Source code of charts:
------------------------------------------------

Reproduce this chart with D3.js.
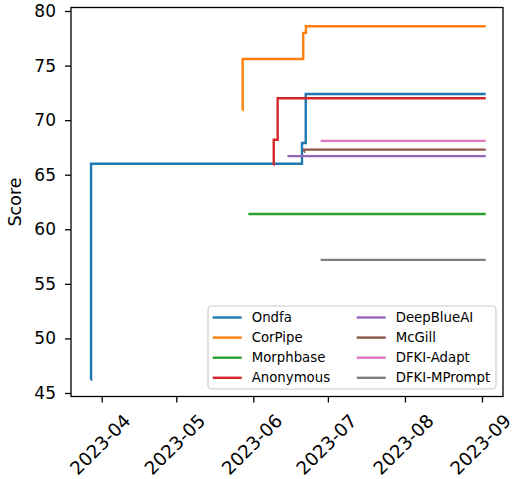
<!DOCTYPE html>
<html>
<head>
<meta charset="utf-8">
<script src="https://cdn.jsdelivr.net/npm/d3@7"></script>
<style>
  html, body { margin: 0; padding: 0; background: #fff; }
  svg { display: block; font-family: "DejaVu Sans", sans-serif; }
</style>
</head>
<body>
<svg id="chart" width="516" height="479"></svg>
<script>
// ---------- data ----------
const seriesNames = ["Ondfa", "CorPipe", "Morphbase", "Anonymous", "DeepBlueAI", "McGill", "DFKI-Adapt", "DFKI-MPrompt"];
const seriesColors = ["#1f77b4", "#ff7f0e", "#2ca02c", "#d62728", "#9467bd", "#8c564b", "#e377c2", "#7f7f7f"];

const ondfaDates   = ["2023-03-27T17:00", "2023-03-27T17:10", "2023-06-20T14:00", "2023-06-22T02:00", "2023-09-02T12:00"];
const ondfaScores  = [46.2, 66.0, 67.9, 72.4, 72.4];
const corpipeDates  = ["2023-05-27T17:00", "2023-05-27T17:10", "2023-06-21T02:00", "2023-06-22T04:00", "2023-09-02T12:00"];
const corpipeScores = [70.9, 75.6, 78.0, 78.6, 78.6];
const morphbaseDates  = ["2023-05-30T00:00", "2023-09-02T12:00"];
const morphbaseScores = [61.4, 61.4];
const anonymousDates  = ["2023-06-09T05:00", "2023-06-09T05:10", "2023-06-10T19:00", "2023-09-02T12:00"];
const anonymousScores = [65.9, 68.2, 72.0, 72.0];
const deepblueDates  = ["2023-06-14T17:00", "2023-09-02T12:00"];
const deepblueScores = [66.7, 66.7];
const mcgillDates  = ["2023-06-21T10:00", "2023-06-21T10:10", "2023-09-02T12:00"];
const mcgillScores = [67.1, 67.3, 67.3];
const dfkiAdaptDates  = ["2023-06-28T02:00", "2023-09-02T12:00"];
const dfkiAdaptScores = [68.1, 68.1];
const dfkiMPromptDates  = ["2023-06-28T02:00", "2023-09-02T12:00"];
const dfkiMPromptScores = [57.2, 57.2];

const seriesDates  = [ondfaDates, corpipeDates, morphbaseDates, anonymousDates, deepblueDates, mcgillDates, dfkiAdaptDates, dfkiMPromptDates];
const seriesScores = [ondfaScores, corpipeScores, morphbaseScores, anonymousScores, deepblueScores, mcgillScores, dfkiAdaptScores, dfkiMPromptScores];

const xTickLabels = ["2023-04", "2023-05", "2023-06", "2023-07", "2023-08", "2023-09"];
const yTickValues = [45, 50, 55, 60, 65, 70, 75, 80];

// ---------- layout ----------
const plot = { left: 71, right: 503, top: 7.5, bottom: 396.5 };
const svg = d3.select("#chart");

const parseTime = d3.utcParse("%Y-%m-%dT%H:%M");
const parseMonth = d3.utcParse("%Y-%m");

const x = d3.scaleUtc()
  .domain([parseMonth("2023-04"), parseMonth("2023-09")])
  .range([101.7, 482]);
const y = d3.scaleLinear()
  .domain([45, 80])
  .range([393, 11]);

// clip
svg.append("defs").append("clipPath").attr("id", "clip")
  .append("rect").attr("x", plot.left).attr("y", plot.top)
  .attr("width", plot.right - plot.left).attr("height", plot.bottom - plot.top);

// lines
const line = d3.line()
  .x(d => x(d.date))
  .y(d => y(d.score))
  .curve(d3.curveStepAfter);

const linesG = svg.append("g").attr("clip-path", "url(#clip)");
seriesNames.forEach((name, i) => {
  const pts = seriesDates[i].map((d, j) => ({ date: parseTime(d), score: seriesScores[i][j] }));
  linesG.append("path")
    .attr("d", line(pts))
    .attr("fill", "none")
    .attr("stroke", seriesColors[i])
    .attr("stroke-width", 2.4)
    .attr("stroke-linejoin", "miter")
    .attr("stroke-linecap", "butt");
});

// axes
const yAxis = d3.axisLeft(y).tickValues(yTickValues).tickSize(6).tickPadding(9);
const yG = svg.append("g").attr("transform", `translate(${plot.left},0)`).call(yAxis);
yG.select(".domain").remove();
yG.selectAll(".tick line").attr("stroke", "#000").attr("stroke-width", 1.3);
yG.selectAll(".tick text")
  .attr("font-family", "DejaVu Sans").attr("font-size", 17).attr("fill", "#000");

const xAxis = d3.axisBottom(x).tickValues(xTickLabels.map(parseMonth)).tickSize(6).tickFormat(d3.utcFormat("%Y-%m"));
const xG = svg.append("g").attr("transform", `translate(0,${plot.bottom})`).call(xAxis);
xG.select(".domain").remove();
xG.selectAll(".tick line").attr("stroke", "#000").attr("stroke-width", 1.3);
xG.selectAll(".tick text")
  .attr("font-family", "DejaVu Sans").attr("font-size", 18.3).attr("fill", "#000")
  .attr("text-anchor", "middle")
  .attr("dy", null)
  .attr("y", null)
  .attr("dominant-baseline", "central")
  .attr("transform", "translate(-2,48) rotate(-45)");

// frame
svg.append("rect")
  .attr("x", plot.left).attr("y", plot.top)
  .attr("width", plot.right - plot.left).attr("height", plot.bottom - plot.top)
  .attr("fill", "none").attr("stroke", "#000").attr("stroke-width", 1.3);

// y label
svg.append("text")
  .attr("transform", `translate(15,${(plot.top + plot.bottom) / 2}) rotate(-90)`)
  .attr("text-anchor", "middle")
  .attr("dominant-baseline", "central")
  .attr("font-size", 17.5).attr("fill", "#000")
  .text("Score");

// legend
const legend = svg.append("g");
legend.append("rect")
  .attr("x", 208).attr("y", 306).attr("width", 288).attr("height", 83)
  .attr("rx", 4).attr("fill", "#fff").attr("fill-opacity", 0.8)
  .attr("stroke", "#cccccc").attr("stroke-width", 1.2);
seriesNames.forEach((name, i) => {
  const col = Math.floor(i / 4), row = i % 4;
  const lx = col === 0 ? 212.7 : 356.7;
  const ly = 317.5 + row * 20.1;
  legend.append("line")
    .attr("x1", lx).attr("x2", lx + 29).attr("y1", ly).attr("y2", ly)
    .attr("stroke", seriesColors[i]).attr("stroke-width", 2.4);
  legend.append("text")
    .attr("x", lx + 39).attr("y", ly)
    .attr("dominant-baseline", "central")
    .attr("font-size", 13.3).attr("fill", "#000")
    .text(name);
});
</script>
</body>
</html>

------------------------------------------------

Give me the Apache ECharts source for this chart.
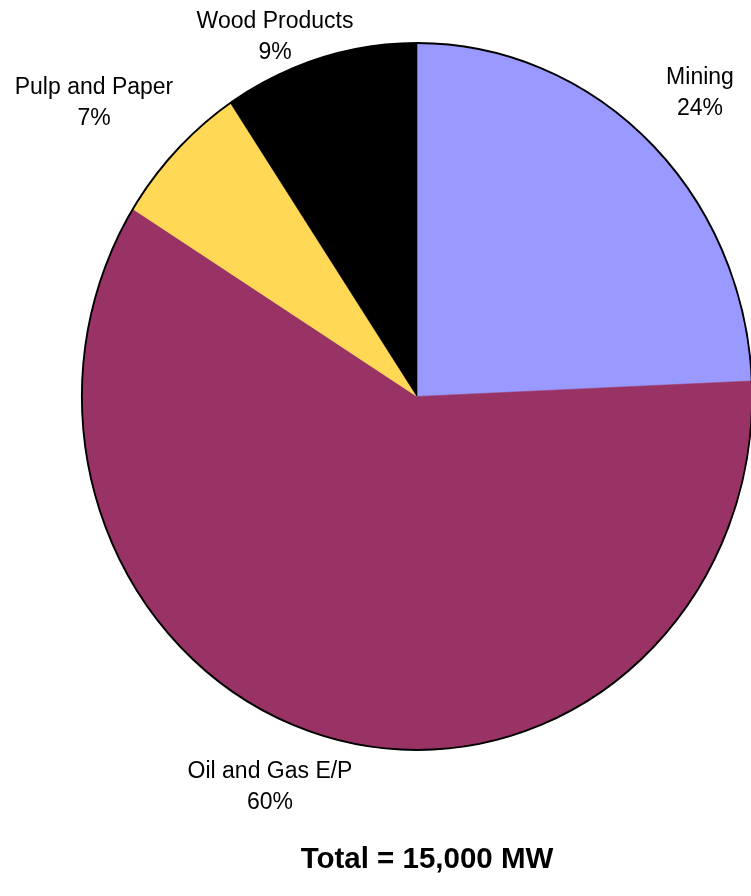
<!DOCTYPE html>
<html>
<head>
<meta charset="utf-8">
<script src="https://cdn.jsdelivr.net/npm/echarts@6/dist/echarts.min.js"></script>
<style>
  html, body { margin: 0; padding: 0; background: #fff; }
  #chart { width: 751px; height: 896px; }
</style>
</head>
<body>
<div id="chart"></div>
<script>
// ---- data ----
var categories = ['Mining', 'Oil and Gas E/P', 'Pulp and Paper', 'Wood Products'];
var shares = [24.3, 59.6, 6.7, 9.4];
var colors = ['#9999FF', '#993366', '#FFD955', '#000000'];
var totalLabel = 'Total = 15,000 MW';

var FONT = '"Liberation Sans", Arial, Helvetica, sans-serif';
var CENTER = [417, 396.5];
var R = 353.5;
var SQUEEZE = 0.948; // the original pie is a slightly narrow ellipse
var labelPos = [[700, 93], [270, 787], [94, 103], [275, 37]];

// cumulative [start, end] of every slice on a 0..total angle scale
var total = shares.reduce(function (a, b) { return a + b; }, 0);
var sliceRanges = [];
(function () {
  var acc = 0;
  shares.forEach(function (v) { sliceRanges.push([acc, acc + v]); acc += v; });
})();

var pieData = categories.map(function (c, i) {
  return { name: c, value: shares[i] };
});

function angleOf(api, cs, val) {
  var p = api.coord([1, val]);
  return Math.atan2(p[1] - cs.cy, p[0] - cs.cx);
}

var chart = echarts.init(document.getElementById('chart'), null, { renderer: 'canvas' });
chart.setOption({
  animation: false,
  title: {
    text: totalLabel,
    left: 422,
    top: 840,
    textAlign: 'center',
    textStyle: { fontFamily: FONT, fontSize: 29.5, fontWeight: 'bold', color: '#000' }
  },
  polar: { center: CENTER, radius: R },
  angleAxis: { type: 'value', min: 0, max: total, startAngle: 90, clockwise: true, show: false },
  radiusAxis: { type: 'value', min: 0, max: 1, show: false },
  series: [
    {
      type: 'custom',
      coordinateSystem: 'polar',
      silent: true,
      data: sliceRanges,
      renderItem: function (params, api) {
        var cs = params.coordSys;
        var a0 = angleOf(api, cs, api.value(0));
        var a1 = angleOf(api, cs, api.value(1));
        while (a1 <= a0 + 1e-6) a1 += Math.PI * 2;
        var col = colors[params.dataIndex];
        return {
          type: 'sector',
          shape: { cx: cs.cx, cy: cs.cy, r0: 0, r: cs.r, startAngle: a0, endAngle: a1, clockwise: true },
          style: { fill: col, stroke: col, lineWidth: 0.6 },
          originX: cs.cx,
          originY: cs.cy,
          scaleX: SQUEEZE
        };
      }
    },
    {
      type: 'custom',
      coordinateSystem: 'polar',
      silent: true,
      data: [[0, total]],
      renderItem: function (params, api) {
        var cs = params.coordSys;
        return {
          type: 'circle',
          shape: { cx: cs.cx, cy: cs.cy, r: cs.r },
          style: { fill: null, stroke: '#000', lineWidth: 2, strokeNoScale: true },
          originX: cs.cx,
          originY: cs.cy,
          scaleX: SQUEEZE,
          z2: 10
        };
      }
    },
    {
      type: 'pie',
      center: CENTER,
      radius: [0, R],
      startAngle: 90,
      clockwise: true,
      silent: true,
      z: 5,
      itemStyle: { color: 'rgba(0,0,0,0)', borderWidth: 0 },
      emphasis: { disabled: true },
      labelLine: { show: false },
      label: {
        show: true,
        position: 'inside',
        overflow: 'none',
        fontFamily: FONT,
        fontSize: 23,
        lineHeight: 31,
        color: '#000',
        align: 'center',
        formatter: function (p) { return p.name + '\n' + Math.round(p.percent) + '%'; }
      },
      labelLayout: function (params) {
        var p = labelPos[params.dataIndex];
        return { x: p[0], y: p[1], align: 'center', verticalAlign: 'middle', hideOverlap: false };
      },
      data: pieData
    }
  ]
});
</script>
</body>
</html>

------------------------------------------------

Which lines include the word "this"? List them all.

THE COMPLETED TASK
Reproduce this chart with D3.js.
Give me the Apache ECharts source for this chart.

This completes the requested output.